Right when I feel like I can't bear any more. Right when I stand in the dark place and look down, Art has a good day.
A day of hope, of strength, of return.
And then I feel stupid. I say to myself
"What is your problem?! He's fine!"
And I feel foolish.
My friends remind me his cancer has no baseline. No normal. Walking into his hospital room is like walking into a magician's office or parts of Iraq. You never know what to expect. Every single day is different. Normal is for other people right now.
So the doctor walks into the room of a patient and says "Do you want to go home tomorrow?"
No joke. That's what the doctor said to Art today at 2:45. They want him out of the hospital. I love wise doctors. Less germs at home. More love at home. More reminders of why he must fight, even if the reminders (our kids) bicker and fight among themselves.

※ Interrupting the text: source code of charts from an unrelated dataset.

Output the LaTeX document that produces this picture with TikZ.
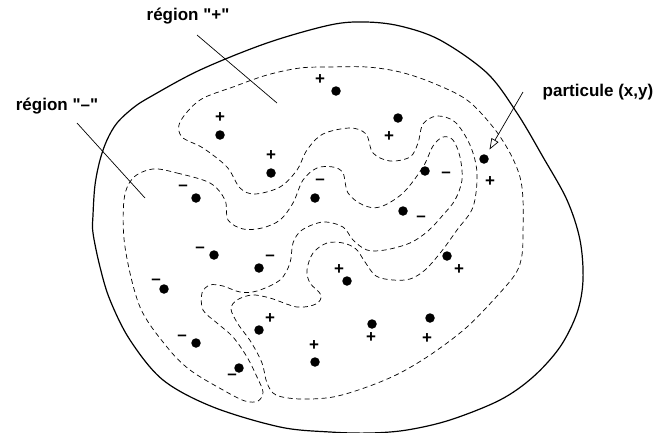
\documentclass[tikz,border=0pt]{standalone}
\usepackage{fontspec}
\setmainfont{Liberation Sans}[Ligatures=TeXOff]
\usetikzlibrary{arrows.meta,calc}

\begin{document}
\begin{tikzpicture}[x=1pt,y=-1pt,
  font=\bfseries\fontsize{17}{20}\selectfont,
  rim/.style={line width=1.2pt},
  zone/.style={dash pattern=on 5pt off 3.5pt, line width=0.7pt},
  dot/.style={circle, fill=black, inner sep=0pt, minimum size=9.5pt},
  sgn/.style={inner sep=0pt, font=\bfseries\fontsize{17}{17}\selectfont},
  lbl/.style={inner sep=0pt},
  lead/.style={line width=0.7pt},
]
\useasboundingbox (0,0) rectangle (656,432);

% Domain
\draw[rim] plot[smooth cycle, tension=0.55] coordinates {
  (93,215) (95,185) (100,160) (107,140) (117,123) (133,108) (150,97)
  (200,70) (267,43) (330,25) (365,22) (400,26) (440,40) (487,73)
  (517,113) (543,157) (567,200) (580,240) (583,280) (577,313) (560,347)
  (533,377) (500,400) (450,420) (407,430) (370,433) (330,432) (280,427)
  (213,407) (163,380) (130,340) (110,300) (100,267) (93,233)};

% Region "+"
\draw[zone] plot[smooth cycle, tension=0.55] coordinates {
  (330,67) (300,68) (267,75) (233,87) (200,100) (180,122) (182,137)
  (203,148) (227,167) (240,188) (255,194) (280,187) (297,170) (307,150)
  (323,134) (350,128) (366,134) (373,153) (390,161) (410,157) (418,143)
  (423,124) (437,116) (455,122) (470,145) (477,173) (473,207) (457,230)
  (441,252) (425,270) (410,279) (393,280) (376,276) (365,262) (356,249)
  (343,243) (327,243) (313,253) (307,270) (310,283) (321,295) (316,304)
  (297,307) (270,298) (252,295) (237,300) (231,309) (238,324) (251,342)
  (262,363) (267,383) (276,395) (300,399) (333,397) (367,387) (400,373)
  (433,353) (467,327) (498,295) (516,273) (522,255) (523,233) (523,200)
  (520,177) (510,153) (493,127) (467,100) (433,83) (400,72) (367,67)};

% Region "-"
\draw[zone] plot[smooth cycle, tension=0.55] coordinates {
  (153,169) (177,173) (210,183) (225,200) (228,220) (243,229) (262,228)
  (280,220) (293,203) (303,180) (317,168) (333,167) (343,173) (348,193)
  (363,205) (380,207) (403,193) (423,167) (433,146) (443,137) (453,140)
  (460,157) (462,180) (455,200) (443,215) (428,231) (410,243) (385,250)
  (367,250) (353,240) (343,227) (323,222) (302,230) (293,243) (290,263)
  (280,280) (257,291) (240,292) (223,286) (210,285) (202,293) (203,310)
  (217,323) (233,337) (247,357) (257,377) (263,392) (258,401) (245,401)
  (223,390) (190,370) (167,347) (140,307) (125,247) (124,200) (133,178)};

% Particles
\foreach \i/\px/\py/\s/\sx/\sy in {
  1/336/91/+/320/80, 2/220/135/+/220/118, 3/271/173/+/271/156,
  4/398/118/+/389/137, 5/196/198/–/183/188, 6/315/198/–/320/182,
  7/425/171/–/446/175, 8/484/159/+/490/182, 9/403/211/–/421/219,
  10/214/255/–/200/250, 11/259/268/–/270/258, 12/164/289/–/156/282,
  13/347/281/+/339/270, 14/447/256/+/459/270, 15/259/330/+/270/319,
  16/196/343/–/182/338, 17/239/368/–/232/377, 18/315/362/+/314/346,
  19/372/324/+/371/338, 20/430/318/+/427/339}{
  \node[dot] (p\i) at (\px,\py) {};
  \node[sgn] (s\i) at (\sx,\sy) {\s};
}

% Labels
\node[lbl] (rplus) at (188,16) {région "+"};
\coordinate (rplusA) at (197,35);
\coordinate (rplusB) at (277,103);
\draw[lead] (rplusA) -- (rplusB);

\node[lbl] (rminus) at (57,106) {région "–"};
\coordinate (rminusA) at (77,123);
\coordinate (rminusB) at (145,198);
\draw[lead] (rminusA) -- (rminusB);

\node[lbl] (part) at (598,92) {particule (x,y)};
\coordinate (partA) at (523,92);
\draw[lead, -{Triangle[open, length=11pt, width=8pt]}, shorten >=6pt] (partA) -- (p8);

\end{tikzpicture}
\end{document}
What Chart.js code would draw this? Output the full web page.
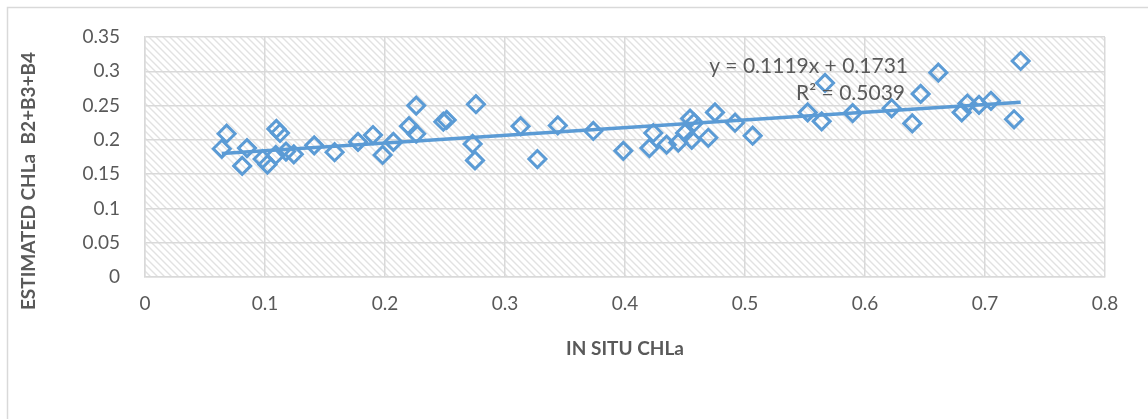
<!DOCTYPE html>
<html>
<head>
<meta charset="utf-8">
<script src="https://cdn.jsdelivr.net/npm/chart.js@4/dist/chart.umd.min.js"></script>
<style>
  html, body { margin: 0; padding: 0; background: #ffffff; }
  #wrap { width: 1148px; height: 419px; position: relative; }
</style>
</head>
<body>
<div id="wrap"><canvas id="c" width="1148" height="419"></canvas></div>
<script>
// In situ chlorophyll-a vs. value estimated from bands B2+B3+B4
const inSituChla = [
  0.064, 0.068, 0.081, 0.085, 0.098, 0.102, 0.1095, 0.1125, 0.109, 0.1175,
  0.124, 0.141, 0.158, 0.1775, 0.190, 0.198, 0.207, 0.220, 0.226, 0.226,
  0.2486, 0.2514, 0.2758, 0.273, 0.275, 0.313, 0.327, 0.344, 0.3736, 0.3986,
  0.4203, 0.4236, 0.4347, 0.4444, 0.450, 0.4556, 0.4542, 0.4575, 0.4694, 0.475,
  0.4917, 0.5064, 0.5522, 0.5639, 0.5667, 0.5897, 0.6222, 0.6394, 0.6464, 0.6611,
  0.6806, 0.6853, 0.695, 0.705, 0.7242, 0.7297
];
const estimatedChla = [
  0.187, 0.209, 0.162, 0.188, 0.172, 0.164, 0.216, 0.210, 0.178, 0.183,
  0.179, 0.192, 0.182, 0.197, 0.207, 0.178, 0.197, 0.220, 0.209, 0.250,
  0.2265, 0.229, 0.252, 0.194, 0.170, 0.220, 0.172, 0.221, 0.213, 0.184,
  0.188, 0.210, 0.193, 0.196, 0.210, 0.200, 0.231, 0.225, 0.203, 0.240,
  0.225, 0.206, 0.240, 0.227, 0.283, 0.239, 0.246, 0.224, 0.267, 0.298,
  0.240, 0.253, 0.251, 0.257, 0.230, 0.315
];
// Linear fit reported on the chart
const slope = 0.1119;
const intercept = 0.1731;
const rSquared = 0.5039;
const xTickValues = [0, 0.1, 0.2, 0.3, 0.4, 0.5, 0.6, 0.7, 0.8];
const yTickValues = [0, 0.05, 0.1, 0.15, 0.2, 0.25, 0.3, 0.35];

const blue = '#5B9BD5';
const grey = '#595959';
const gridGrey = '#d9d9d9';
const FONT = 'Lato, "Open Sans", "Liberation Sans", sans-serif';

const points = inSituChla.map((x, i) => ({ x: x, y: estimatedChla[i] }));
const xMin = Math.min(...inSituChla);
const xMax = Math.max(...inSituChla);
const trend = [xMin, xMax].map(x => ({ x: x, y: slope * x + intercept }));

// Diagonal hatch used as the plot-area fill
function makeHatch(ctx) {
  const n = 7;
  const t = document.createElement('canvas');
  t.width = n; t.height = n;
  const g = t.getContext('2d');
  g.strokeStyle = '#e2e2e2';
  g.lineWidth = 1.4;
  g.beginPath();
  for (let k = -1; k <= 1; k++) {
    g.moveTo(k * n - 1, -1);
    g.lineTo(k * n + n + 1, n + 1);
  }
  g.stroke();
  return ctx.createPattern(t, 'repeat');
}

const framePlugin = {
  id: 'frame',
  beforeDraw(chart) {
    const { ctx, chartArea: a } = chart;
    ctx.save();
    ctx.fillStyle = '#ffffff';
    ctx.fillRect(0, 0, chart.width, chart.height);
    // outer chart border
    ctx.strokeStyle = gridGrey;
    ctx.lineWidth = 1.5;
    ctx.beginPath();
    ctx.moveTo(7.5, chart.height + 2);
    ctx.lineTo(7.5, 7.5);
    ctx.lineTo(chart.width + 2, 7.5);
    ctx.stroke();
    ctx.fillStyle = makeHatch(ctx);
    ctx.fillRect(a.left, a.top, a.right - a.left, a.bottom - a.top);
    ctx.restore();
  },
  afterDraw(chart) {
    const { ctx } = chart;
    ctx.save();
    ctx.fillStyle = grey;
    // axis titles
    ctx.font = 'bold 19px ' + FONT;
    ctx.textAlign = 'center';
    ctx.textBaseline = 'middle';
    ctx.fillText('IN SITU CHLa', 625, 349);
    ctx.translate(29, 181);
    ctx.rotate(-Math.PI / 2);
    ctx.fillText('ESTIMATED CHLa  B2+B3+B4', 0, 0);
    ctx.restore();

    // regression label
    ctx.save();
    ctx.fillStyle = grey;
    ctx.font = '21px ' + FONT;
    ctx.textAlign = 'right';
    ctx.textBaseline = 'middle';
    ctx.fillText('y = ' + slope.toFixed(4) + 'x + ' + intercept.toFixed(4), 908, 66);
    ctx.fillText('R\u00B2 = ' + rSquared.toFixed(4), 905, 93);
    ctx.restore();
  }
};

new Chart(document.getElementById('c'), {
  type: 'scatter',
  data: {
    datasets: [
      {
        label: 'Linear (trend)',
        type: 'line',
        data: trend,
        borderColor: blue,
        borderWidth: 3.5,
        pointRadius: 0,
        fill: false,
        order: 2
      },
      {
        label: 'Estimated CHLa',
        data: points,
        pointStyle: 'rectRot',
        pointRadius: 8.5,
        pointHoverRadius: 8.5,
        borderColor: blue,
        backgroundColor: 'rgba(255,255,255,0)',
        pointBorderWidth: 3,
        order: 1
      }
    ]
  },
  options: {
    responsive: false,
    animation: false,
    devicePixelRatio: 1,
    layout: { padding: { left: 0, top: 37, right: 43, bottom: 0 } },
    plugins: {
      legend: { display: false },
      tooltip: { enabled: false }
    },
    scales: {
      x: {
        type: 'linear',
        min: 0, max: 0.8,
        afterFit(s) { s.height = 142; },
        afterBuildTicks(s) { s.ticks = xTickValues.map(v => ({ value: v })); },
        ticks: {
          color: grey,
          font: { family: FONT, size: 19 },
          padding: 15,
          maxRotation: 0,
          callback: v => String(v)
        },
        grid: { color: gridGrey, lineWidth: 1.5, drawTicks: false },
        border: { color: gridGrey, width: 1.5 }
      },
      y: {
        type: 'linear',
        min: 0, max: 0.35,
        afterFit(s) { s.width = 145; },
        afterBuildTicks(s) { s.ticks = yTickValues.map(v => ({ value: v })); },
        ticks: {
          color: grey,
          font: { family: FONT, size: 19 },
          padding: 25,
          callback: v => String(v)
        },
        grid: { color: gridGrey, lineWidth: 1.5, drawTicks: false },
        border: { color: gridGrey, width: 1.5 }
      }
    }
  },
  plugins: [framePlugin]
});
</script>
</body>
</html>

He's doing really well considering all the chemo they have dumped into him. He is alert and mildly forgetful "Did I tell you about my dream last night?" Yes honey, twice in fact.
Home, he's coming home!
He will need a walker.
He will need an 02 tank.
He will need a stool for the shower.
He will need (really I will need) to learn how to give him shots of Heparin.
He must not spike a fever.
In the grand scheme of things, easy potatoes!
And, as a bonus, at 169lbs., when he moves in bed, it won't disturb me as much!
Always look on the bright side of life!